On a Case of Periodic Motions of the Lagrangian Top with Vibrating Fixed Point $S^2$

The motion of the Lagrangian top, the fixed point of which performs small-amplitude vertical oscillations, is studied. The case, when values of constants $a$ and $b$ of cyclic integrals are related by $|a|=|b|$, is considered. It is known that for the classical Lagrangian top with a fixed point there exists either one regular precession of the top or none at $a=b$ depending on values of parameters of the problem (the parameter $a$ and the parameter, characterizing the position of the center of mass of the top on the axis of symmetry); at $a=-b$ there is no regular precessions.

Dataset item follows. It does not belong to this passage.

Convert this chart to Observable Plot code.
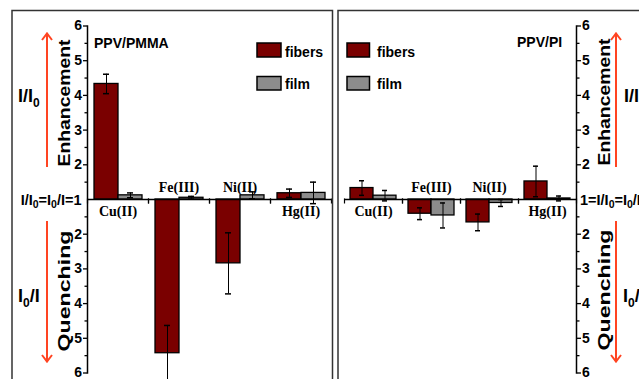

The existence of periodic motions of the top close to regular precessions (with a period equal to the period of oscillations of the fixed point) is investigated in case of oscillations of the fixed point. In the first part of the present paper periodic motions of the top, which occur from regular precession, are found in case $a=b$ and stability of these motions is determined. In the second part it is additionally assumed that oscillations of the fixed point have a high frequency, and angular velocities of precession and self-rotation of the top are small. A qualitatively new result is obtained which does not have an analogue either in the classical problem or in a problem of motion of the top with small-amplitude oscillations of the fixed point: Motions of the top close to regular precessions are found, these motions exist both at $a=b$ and at $a=-b$, and their number is different (there are two, one or none at $a=b$, and there are two or none at $a=-b$) depending on values of parameters of the problem. The problem of stability of these motions is solved precisely with the help of the KAM-theory.